Microsoft Rraps Ukraine On Piracy

KIEV, Ukraine -- Microsoft Ukraine, a 100 percent subsidiary of multinational software giant Microsoft, has blamed the Ukrainian government for failing to curtail software piracy in the country, noting that Ukrainian government agencies themselves have been too slow in replacing the unlicensed software they use with licensed software.

Ukrainian government agencies were obliged to legalize their Microsoft software, particularly Microsoft Windows and Office, between 2005 and 2007 in accordance with an agreement signed between Microsoft Ukraine and the Cabinet of Ministers in 2005.

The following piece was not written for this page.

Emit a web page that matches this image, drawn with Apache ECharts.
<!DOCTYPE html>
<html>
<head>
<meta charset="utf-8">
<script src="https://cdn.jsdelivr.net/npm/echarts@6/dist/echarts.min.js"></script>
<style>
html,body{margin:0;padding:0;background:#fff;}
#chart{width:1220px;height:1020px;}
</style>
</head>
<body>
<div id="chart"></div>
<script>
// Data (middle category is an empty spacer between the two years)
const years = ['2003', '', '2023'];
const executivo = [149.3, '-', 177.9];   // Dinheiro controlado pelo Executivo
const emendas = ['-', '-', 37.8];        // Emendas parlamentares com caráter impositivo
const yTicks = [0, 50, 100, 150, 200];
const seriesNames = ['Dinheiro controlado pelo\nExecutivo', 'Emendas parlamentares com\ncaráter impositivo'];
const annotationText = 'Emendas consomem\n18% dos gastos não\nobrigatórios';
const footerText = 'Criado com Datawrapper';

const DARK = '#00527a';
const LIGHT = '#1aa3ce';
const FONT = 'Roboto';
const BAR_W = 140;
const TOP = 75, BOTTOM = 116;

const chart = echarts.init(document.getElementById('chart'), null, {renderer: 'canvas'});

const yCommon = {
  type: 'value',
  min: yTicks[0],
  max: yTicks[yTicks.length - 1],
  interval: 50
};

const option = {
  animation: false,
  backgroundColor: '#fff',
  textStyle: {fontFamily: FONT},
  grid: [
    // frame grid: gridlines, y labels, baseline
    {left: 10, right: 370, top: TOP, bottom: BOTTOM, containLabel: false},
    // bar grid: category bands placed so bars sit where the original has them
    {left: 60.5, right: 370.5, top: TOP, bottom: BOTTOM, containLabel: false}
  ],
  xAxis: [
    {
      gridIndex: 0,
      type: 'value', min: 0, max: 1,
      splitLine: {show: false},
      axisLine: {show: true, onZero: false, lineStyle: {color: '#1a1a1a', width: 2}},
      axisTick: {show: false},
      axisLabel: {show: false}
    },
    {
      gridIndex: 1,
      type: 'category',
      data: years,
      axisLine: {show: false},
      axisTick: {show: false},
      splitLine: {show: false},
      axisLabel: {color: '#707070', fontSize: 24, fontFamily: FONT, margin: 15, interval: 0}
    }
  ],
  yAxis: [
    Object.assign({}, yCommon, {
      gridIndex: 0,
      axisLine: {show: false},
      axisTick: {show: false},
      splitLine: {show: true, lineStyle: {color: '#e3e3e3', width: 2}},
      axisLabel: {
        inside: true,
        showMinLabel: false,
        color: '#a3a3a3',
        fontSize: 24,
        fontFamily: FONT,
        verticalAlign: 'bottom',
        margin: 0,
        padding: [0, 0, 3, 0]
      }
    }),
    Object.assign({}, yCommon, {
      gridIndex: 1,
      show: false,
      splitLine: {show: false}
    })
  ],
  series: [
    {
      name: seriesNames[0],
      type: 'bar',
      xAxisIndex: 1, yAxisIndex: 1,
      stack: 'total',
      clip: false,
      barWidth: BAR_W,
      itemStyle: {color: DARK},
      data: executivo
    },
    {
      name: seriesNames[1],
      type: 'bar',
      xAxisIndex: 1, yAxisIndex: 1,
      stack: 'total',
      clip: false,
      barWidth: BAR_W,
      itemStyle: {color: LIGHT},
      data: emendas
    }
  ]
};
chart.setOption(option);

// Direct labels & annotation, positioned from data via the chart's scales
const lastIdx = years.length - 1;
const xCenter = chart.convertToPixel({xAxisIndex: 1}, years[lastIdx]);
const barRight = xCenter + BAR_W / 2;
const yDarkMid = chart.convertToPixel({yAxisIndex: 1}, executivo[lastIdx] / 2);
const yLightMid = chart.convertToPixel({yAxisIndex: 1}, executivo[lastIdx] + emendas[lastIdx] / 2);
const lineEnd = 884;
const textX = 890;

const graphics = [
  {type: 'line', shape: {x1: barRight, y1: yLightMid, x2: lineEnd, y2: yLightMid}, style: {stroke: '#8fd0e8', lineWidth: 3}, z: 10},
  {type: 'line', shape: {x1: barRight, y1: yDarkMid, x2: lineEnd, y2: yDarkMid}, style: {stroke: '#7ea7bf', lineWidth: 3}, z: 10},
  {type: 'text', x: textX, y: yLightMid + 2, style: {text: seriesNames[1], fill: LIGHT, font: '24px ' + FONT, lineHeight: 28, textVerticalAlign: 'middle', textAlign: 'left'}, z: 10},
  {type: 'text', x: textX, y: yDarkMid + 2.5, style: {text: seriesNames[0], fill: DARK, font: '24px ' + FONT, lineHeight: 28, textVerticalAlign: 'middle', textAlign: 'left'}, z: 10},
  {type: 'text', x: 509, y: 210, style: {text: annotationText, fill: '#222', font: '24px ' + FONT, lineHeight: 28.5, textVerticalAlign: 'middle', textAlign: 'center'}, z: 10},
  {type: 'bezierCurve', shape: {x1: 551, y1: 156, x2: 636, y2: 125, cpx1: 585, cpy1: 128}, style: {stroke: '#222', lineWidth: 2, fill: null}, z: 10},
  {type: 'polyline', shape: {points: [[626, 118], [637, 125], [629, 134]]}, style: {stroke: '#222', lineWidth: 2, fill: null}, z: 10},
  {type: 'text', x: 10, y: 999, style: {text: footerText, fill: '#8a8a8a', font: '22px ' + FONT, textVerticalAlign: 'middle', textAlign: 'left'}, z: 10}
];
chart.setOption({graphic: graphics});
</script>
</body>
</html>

But Valeriy Lanovenko, general director of Microsoft Ukraine, said that the government has been sluggish to implement the terms of the agreement.

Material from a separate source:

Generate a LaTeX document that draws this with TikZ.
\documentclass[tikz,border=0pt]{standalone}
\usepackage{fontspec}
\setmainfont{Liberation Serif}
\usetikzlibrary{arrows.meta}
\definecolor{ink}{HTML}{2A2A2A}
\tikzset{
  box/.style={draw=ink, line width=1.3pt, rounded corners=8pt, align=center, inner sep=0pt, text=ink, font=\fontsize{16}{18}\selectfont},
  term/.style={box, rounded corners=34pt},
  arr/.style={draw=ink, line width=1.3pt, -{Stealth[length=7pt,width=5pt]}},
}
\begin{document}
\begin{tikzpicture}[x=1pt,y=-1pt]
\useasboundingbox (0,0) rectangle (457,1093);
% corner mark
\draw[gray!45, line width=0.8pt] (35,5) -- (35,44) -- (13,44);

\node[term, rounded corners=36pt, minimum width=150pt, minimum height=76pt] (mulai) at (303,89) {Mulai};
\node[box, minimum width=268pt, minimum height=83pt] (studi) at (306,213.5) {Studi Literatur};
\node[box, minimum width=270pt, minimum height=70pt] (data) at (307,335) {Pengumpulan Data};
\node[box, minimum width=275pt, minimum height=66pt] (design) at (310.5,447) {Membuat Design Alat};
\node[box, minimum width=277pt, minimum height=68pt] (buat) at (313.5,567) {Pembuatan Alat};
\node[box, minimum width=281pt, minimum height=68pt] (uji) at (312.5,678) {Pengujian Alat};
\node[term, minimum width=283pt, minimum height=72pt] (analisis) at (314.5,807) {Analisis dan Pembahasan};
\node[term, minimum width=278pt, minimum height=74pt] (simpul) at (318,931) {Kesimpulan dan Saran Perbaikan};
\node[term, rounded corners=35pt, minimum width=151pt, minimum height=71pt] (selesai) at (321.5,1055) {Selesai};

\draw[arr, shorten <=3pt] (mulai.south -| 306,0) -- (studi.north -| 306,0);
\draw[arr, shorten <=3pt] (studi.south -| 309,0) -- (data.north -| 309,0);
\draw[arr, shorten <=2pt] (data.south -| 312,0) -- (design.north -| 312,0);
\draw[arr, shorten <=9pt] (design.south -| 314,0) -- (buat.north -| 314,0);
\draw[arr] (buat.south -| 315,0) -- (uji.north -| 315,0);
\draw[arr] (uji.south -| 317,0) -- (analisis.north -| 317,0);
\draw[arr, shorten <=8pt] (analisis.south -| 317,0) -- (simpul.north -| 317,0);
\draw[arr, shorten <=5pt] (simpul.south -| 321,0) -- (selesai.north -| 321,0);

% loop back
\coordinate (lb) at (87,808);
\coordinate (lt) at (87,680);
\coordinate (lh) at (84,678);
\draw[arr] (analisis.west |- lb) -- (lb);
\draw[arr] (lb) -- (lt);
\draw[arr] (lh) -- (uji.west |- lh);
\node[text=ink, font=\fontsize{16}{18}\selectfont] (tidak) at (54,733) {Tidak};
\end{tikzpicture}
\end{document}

According to Lanovenko, only 12 percent of the government’s obligations were fulfilled in 2005 and less than 3 percent in the first half of 2006.

“We have communicated our particular concern to those responsible in connection with the failure to fulfill the obligations,” said Lanovenko during a press conference on June 7.

Ukrainian government agencies need 120,000 copies of software to function, according to an audit conducted by the State Department for Intellectual Property.

Microsoft Ukraine agreed to provide licensed software to the government at a 50 to 60 percent discount, plus train state personnel in how to use it.

The company has fulfilled its side of the bargain, making a significant investment in the deal, said Lanovenko, who declined to disclose the exact amount of money that Microsoft invested.

“The slow pace of legalization of software used by government agencies sets a bad example for the market and complicates the effort to legalize software in the country in general,” he said, adding that if they do not receive a proper response from the government by July 1, Microsoft Ukraine does not rule out terminating the agreement.

The accusations came just weeks after International Data Corporation, an independent research firm, released a report on positive trends in the reduction of software piracy in the country based on results from last year.

According to the report, the share of illegal software in Ukraine fell from 91 to 85 percent in 2005, which moved the country from third to sixth place on the list of 20 countries with the highest level of pirated software.

Lanovenko said that last year’s trends have not continued into this year.

Oleh Kytaitsev, deputy head of the information technologies and computerization department at the Ministry of Education, which signed the agreement with Microsoft Ukraine on behalf of the Ukrainian government, admitted that implementation has been slow.

He said some government agencies that are independently responsible for legalization of their own software have not made the task a priority and have not allocated money to acquire legal software.

“Our Ministry fulfilled its part of the agreement, holding informative meetings and sending out letters about preferential conditions on which the licensed software can be bought,” said Kytaitsev.

“But the main responsibility for this task lies with the agencies themselves,” he said.